教皇レオ14世は、国際連合食糧農業機関(FAO)の 第44回 総会にメッセージをおくられた。

 国際連合食糧農業機関 (FAO、本部:ローマ)は、6月28日から7月4日まで、第44回 総会を開催している。

 教皇レオ14世は、FAOの屈冬玉(チュー・ドンユィ)事務局長をはじめ、今総会参加者に、メッセージをおくられた。

 この中で教皇は、今年創設80年を迎えるFAOが、今日の最重要課題の一つである食糧不安と栄養不良への解決を見出すために日々取り組んでいることに感謝を述べられた。

 福音書のイエスのパンと魚の奇跡を読むと、キリストによって行われた真の奇跡は、飢えを撲滅するための鍵は強欲な溜めこみではなく、分かち合いにあると、明示したことだと気づかされる、と教皇は記された。

 重要な進歩は遂げたものの、世界の食料安全保障の状況は悪化をたどり、2030年までに貧困を撲滅するという「アジェンダ2030」の達成は不確定になるばかりである、と述べた教皇は、これは1945年に同機関が創立された際の目標からわたしたちがほど遠いところにいることを意味する、と指摘。

 地球上では全人類に食糧を十分行き渡らせるだけの生産が可能にも関わらず、また、食料安全保障をめぐる国際的な取り組みにも関わらず、世界では多くの貧しい人々が日ごとの糧を得られないでいる一方で、今日、わたしたちは戦争の武器として飢餓が不当に利用されているのを、苦悩と共に目撃することにもなった、と書き留めている。

 そして、教皇は「国民を飢えさせることは、非常に安上がりな戦術である」がゆえに、今日の紛争では、無辜の市民を支配する目的で、通常の軍隊ではなく、民間の武装集団が農地を焼き、家畜を盗み、支援のブロックを行うことが多くなったと述べている。

 多くの人が飢餓のために亡くなる一方、政治リーダーたちは汚職や不処罰で富んでいる、と記しながら、教皇は、今こそ世界はこれらの権力の乱用を制裁し、その責任者らを訴追するために、共通の明確な制限を採用するようにと促している。

 平和と安定なくして、レジリエンスを持った農業食糧システムの確保は不可能であり、すべての人に健康的で手の届きやすい食糧の保障はできないと教皇は述べ、互いに傾聴し、理解し合い、共に行動するための対話の必要を訴えた。
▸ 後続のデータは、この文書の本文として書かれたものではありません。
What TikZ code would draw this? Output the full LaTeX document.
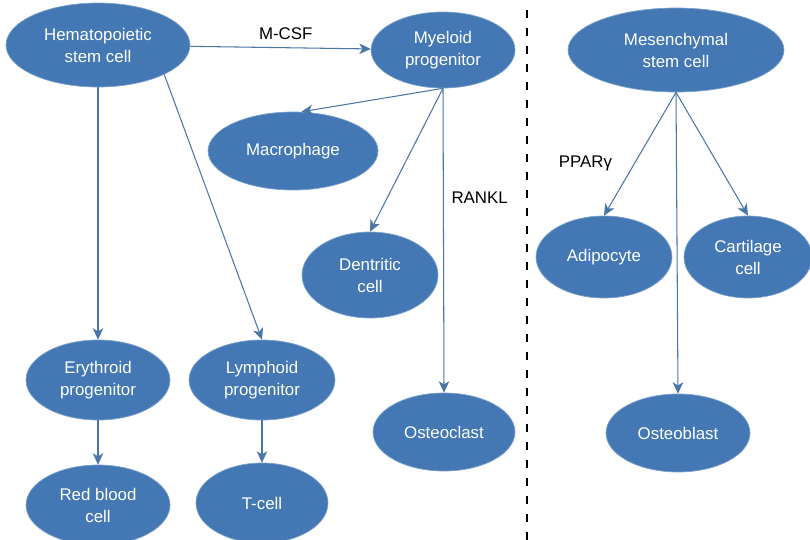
\documentclass[tikz,border=0pt]{standalone}
\usepackage{fontspec}
\setmainfont{Liberation Sans}
\usetikzlibrary{shapes.geometric,arrows.meta}

\definecolor{cellblue}{RGB}{67,120,180}
\definecolor{linkblue}{RGB}{74,118,168}

\tikzset{
	cell/.style={ellipse,fill=cellblue,draw=cellblue!70!white,line width=0.4pt,text=white,align=center,inner sep=0pt,font=\fontsize{9.6}{12.5}\selectfont},
	link/.style={draw=linkblue,line width=0.6pt,-{Stealth[length=6.5pt,width=6pt,inset=1.8pt]}},
	tag/.style={font=\fontsize{9.6}{12.5}\selectfont,text=black}
}

\begin{document}
\begin{tikzpicture}[x=0.02cm,y=-0.02cm]
\useasboundingbox (0,0) rectangle (810,540);
% haematopoietic branch
\node (hsc) [cell,minimum width=3.68cm,minimum height=1.68cm] at (98,45) {Hematopoietic\\stem cell};
\node (mye) [cell,minimum width=2.88cm,minimum height=1.52cm] at (443,50) {Myeloid\\progenitor};
\node (mac) [cell,minimum width=3.40cm,minimum height=1.56cm] at (293,151) {Macrophage};
\node (den) [cell,minimum width=2.72cm,minimum height=1.72cm] at (370,275) {Dentritic\\cell};
\node (ost) [cell,minimum width=2.84cm,minimum height=1.56cm] at (444,432) {Osteoclast};
\node (ery) [cell,minimum width=2.88cm,minimum height=1.60cm] at (98,380) {Erythroid\\progenitor};
\node (lym) [cell,minimum width=2.92cm,minimum height=1.60cm] at (262,380) {Lymphoid\\progenitor};
\node (rbc) [cell,minimum width=2.88cm,minimum height=1.60cm] at (98,505) {Red blood\\cell};
\node (tce) [cell,minimum width=2.64cm,minimum height=1.60cm] at (262,503) {T-cell};
% mesenchymal branch
\node (msc) [cell,minimum width=4.32cm,minimum height=1.68cm] at (676,50) {Mesenchymal\\stem cell};
\node (adi) [cell,minimum width=2.72cm,minimum height=1.64cm] at (604,257) {Adipocyte};
\node (car) [cell,minimum width=2.56cm,minimum height=1.64cm] at (748,257) {Cartilage\\cell};
\node (obl) [cell,minimum width=2.88cm,minimum height=1.56cm] at (678,433) {Osteoblast};

\draw[link] (hsc) -- (mye) node [tag,midway,above=1pt,xshift=3pt] {M-CSF};
\draw[link] (hsc) -- (ery);
\draw[link] (hsc.-24) -- (lym.north);
\draw[link] (ery) -- (rbc);
\draw[link] (lym) -- (tce);
\draw[link] (mye.south) -- (mac.78);
\draw[link] (mye.south) -- (den.north);
\draw[link] (mye.south) -- (ost.north) node [tag,pos=0.36,right=1pt] {RANKL};
\draw[link] (msc.south) -- (adi.north) node [tag,pos=0.58,left=9pt] {PPARγ};
\draw[link] (msc.south) -- (car.north);
\draw[link] (msc.south) -- (obl.north);

\coordinate (top) at (527,10);
\coordinate (bot) at (527,540);
\draw[line width=0.7pt,dash pattern=on 0.16cm off 0.2cm] (top) -- (bot);
\end{tikzpicture}
\end{document}
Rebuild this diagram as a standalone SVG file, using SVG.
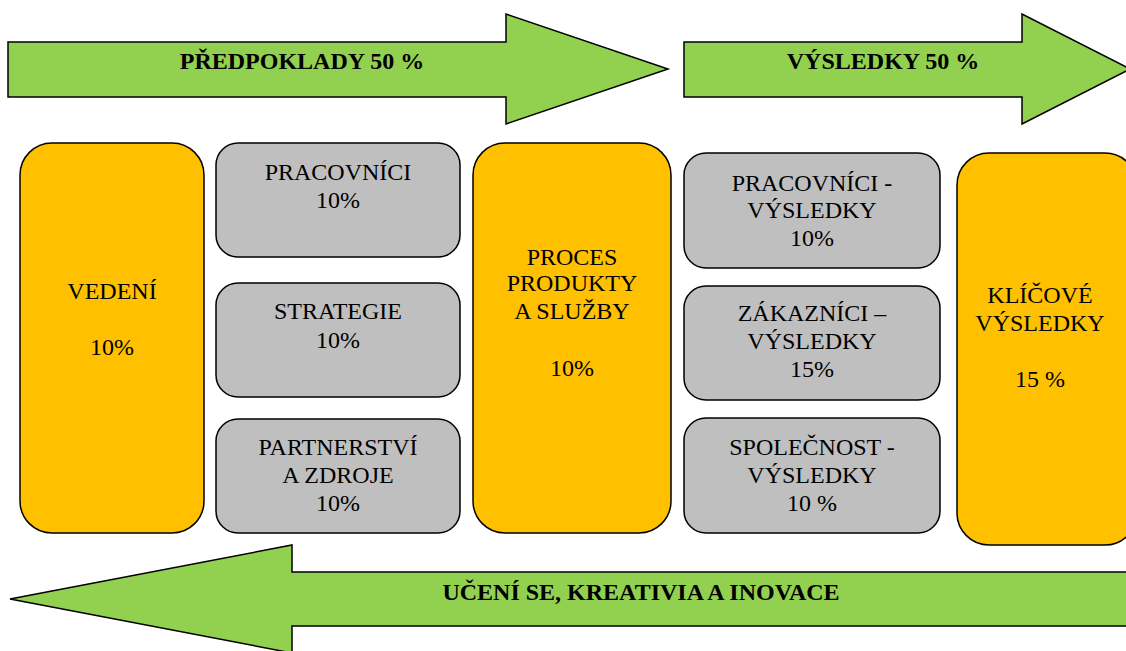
<svg xmlns="http://www.w3.org/2000/svg" width="1126" height="651" viewBox="0 0 1126 651">
  <style>
    .arrow { fill: #92D050; stroke: #000; stroke-width: 1.5; }
    .key { fill: #FFC000; stroke: #000; stroke-width: 1.5; }
    .sub { fill: #BFBFBF; stroke: #000; stroke-width: 1.5; }
    text { font-family: "Liberation Serif", "DejaVu Serif", serif; fill: #000; text-anchor: middle; }
    .lbl { font-size: 24px; }
    .head { font-size: 24px; font-weight: bold; }
  </style>
  <rect width="1126" height="651" fill="#fff"/>

  <!-- direction arrows -->
  <g id="arrows">
    <g id="predpoklady">
      <path class="arrow" d="M8,42 H506 V14 L668,69 L506,124 V97 H8 Z"/>
      <text class="head" x="302" y="69">PŘEDPOKLADY 50 %</text>
    </g>
    <g id="vysledky">
      <path class="arrow" d="M684,42 H1022 V14 L1130,69 L1022,124 V97 H684 Z"/>
      <text class="head" x="883" y="69">VÝSLEDKY 50 %</text>
    </g>
    <g id="uceni">
      <path class="arrow" d="M1130,572 H292 V545 L10,599 L292,653 V626 H1130 Z"/>
      <text class="head" x="641" y="600">UČENÍ SE, KREATIVIA A INOVACE</text>
    </g>
  </g>

  <!-- model criteria -->
  <g id="vedeni">
    <rect class="key" x="20" y="143" width="184" height="390" rx="32"/>
    <text class="lbl" x="112" y="299">VEDENÍ</text>
    <text class="lbl" x="112" y="355">10%</text>
  </g>
  <g id="pracovnici">
    <rect class="sub" x="216" y="143" width="244" height="114" rx="22"/>
    <text class="lbl" x="338" y="180">PRACOVNÍCI</text>
    <text class="lbl" x="338" y="208">10%</text>
  </g>
  <g id="strategie">
    <rect class="sub" x="216" y="283" width="244" height="114" rx="22"/>
    <text class="lbl" x="338" y="319">STRATEGIE</text>
    <text class="lbl" x="338" y="348">10%</text>
  </g>
  <g id="partnerstvi">
    <rect class="sub" x="216" y="419" width="244" height="114" rx="22"/>
    <text class="lbl" x="338" y="455">PARTNERSTVÍ</text>
    <text class="lbl" x="338" y="483">A ZDROJE</text>
    <text class="lbl" x="338" y="511">10%</text>
  </g>
  <g id="procesy">
    <rect class="key" x="473" y="143" width="198" height="390" rx="32"/>
    <text class="lbl" x="572" y="265">PROCES</text>
    <text class="lbl" x="572" y="291">PRODUKTY</text>
    <text class="lbl" x="572" y="319">A SLUŽBY</text>
    <text class="lbl" x="572" y="376">10%</text>
  </g>
  <g id="pracovnici-vysledky">
    <rect class="sub" x="684" y="153" width="256" height="115" rx="22"/>
    <text class="lbl" x="812" y="191">PRACOVNÍCI -</text>
    <text class="lbl" x="812" y="218">VÝSLEDKY</text>
    <text class="lbl" x="812" y="246">10%</text>
  </g>
  <g id="zakaznici-vysledky">
    <rect class="sub" x="684" y="286" width="256" height="114" rx="22"/>
    <text class="lbl" x="812" y="321">ZÁKAZNÍCI –</text>
    <text class="lbl" x="812" y="349">VÝSLEDKY</text>
    <text class="lbl" x="812" y="377">15%</text>
  </g>
  <g id="spolecnost-vysledky">
    <rect class="sub" x="684" y="418" width="256" height="115" rx="22"/>
    <text class="lbl" x="812" y="455">SPOLEČNOST -</text>
    <text class="lbl" x="812" y="483">VÝSLEDKY</text>
    <text class="lbl" x="812" y="511">10 %</text>
  </g>
  <g id="klicove-vysledky">
    <rect class="key" x="957" y="153" width="180" height="392" rx="32"/>
    <text class="lbl" x="1040" y="303">KLÍČOVÉ</text>
    <text class="lbl" x="1040" y="331">VÝSLEDKY</text>
    <text class="lbl" x="1040" y="387">15 %</text>
  </g>
</svg>
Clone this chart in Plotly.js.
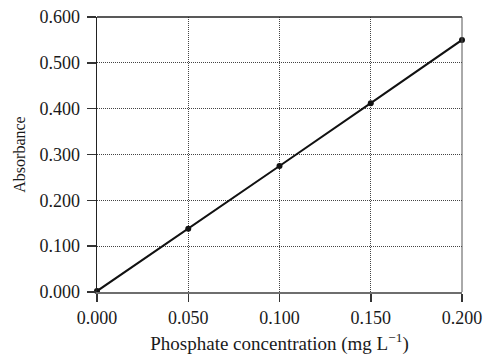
<!DOCTYPE html>
<html>
<head>
<meta charset="utf-8">
<script src="https://cdn.plot.ly/plotly-3.0.1.min.js"></script>
<style>html,body{margin:0;padding:0;background:#fff;}#chart{width:500px;height:360px;}</style>
</head>
<body>
<div id="chart"></div>
<script>
const concentration = [0.000, 0.050, 0.100, 0.150, 0.200];
const absorbance = [0.002, 0.138, 0.275, 0.412, 0.550];
const xTicks = [0, 0.05, 0.1, 0.15, 0.2];
const xTickLabels = ["0.000", "0.050", "0.100", "0.150", "0.200"];
const yTicks = [0, 0.1, 0.2, 0.3, 0.4, 0.5, 0.6];
const yTickLabels = ["0.000", "0.100", "0.200", "0.300", "0.400", "0.500", "0.600"];

const fam = 'Liberation Serif, Times New Roman, serif';
const tickFont = {family: fam, size: 18, color: '#1a1a1a'};
const titleFont = {family: fam, size: 19, color: '#1a1a1a'};
const yTitleFont = {family: fam, size: 16, color: '#1a1a1a'};

const trace = {
  x: concentration, y: absorbance, type: 'scatter', mode: 'lines+markers',
  line: {color: '#111', width: 2},
  marker: {color: '#111', size: 6},
  cliponaxis: false, hoverinfo: 'skip'
};

const layout = {
  width: 500, height: 360,
  margin: {l: 97, r: 38, t: 17, b: 68},
  paper_bgcolor: '#fff', plot_bgcolor: '#fff',
  showlegend: false,
  font: tickFont,
  xaxis: {
    range: [0, 0.2], tickvals: xTicks, ticktext: xTickLabels,
    showgrid: true, gridcolor: '#444', griddash: '1px,1px', gridwidth: 1,
    showline: true, linecolor: '#6e6e6e', linewidth: 2,
    ticks: 'outside', ticklen: 8, tickwidth: 1.5, tickcolor: '#333',
    zeroline: false, tickfont: tickFont,
    title: {text: 'Phosphate concentration (mg L<sup>−1</sup>)', font: titleFont, standoff: 10}
  },
  yaxis: {
    range: [0, 0.6], tickvals: yTicks, ticktext: yTickLabels,
    showgrid: true, gridcolor: '#444', griddash: '1px,1px', gridwidth: 1,
    showline: true, linecolor: '#222', linewidth: 1.5,
    ticks: 'outside', ticklen: 9, tickwidth: 1.5, tickcolor: '#333',
    ticklabelstandoff: 3,
    zeroline: false, tickfont: tickFont,
    title: {text: 'Absorbance', font: yTitleFont, standoff: 10}
  },
  shapes: [
    {type: 'line', xref: 'paper', yref: 'paper', x0: 0, x1: 1, y0: 1, y1: 1, line: {color: '#222', width: 1.5}},
    {type: 'line', xref: 'paper', yref: 'paper', x0: 1, x1: 1, y0: 0, y1: 1, line: {color: '#555', width: 1}}
  ]
};

Plotly.newPlot('chart', [trace], layout, {staticPlot: true, displayModeBar: false});
</script>
</body>
</html>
 また、食糧システムと気候変動が相互に影響を及ぼし合っている点に言及しながら、教皇は、自然災害と生物多様性の喪失によって引き起こされた社会の不平等は、環境と人間を中心に据えた適切なエコロジカルな移行によって訂正されるべきと説いている。

 進行中の様々な危機と紛争によって引き起こされた、国際関係の巨大な二極化が見られ、世界の貧困と飢餓を撲滅するための資金と技術が兵器の製造と取引に流用される中、議論の余地あるイデオロギーが扇動され、人間関係は冷え込み、兄弟愛や社会的友情を妨げている、と教皇は今日の現状を直視。

 今こそ、不毛な雄弁を脇に置き、揺るがぬ政治的意志を持ち、教皇フランシスコが述べたように、「皆の必要を満たすために、相互の協力と信頼ある環境を育むことを目的とした、相違点の解決」が求められる、とアピールされた。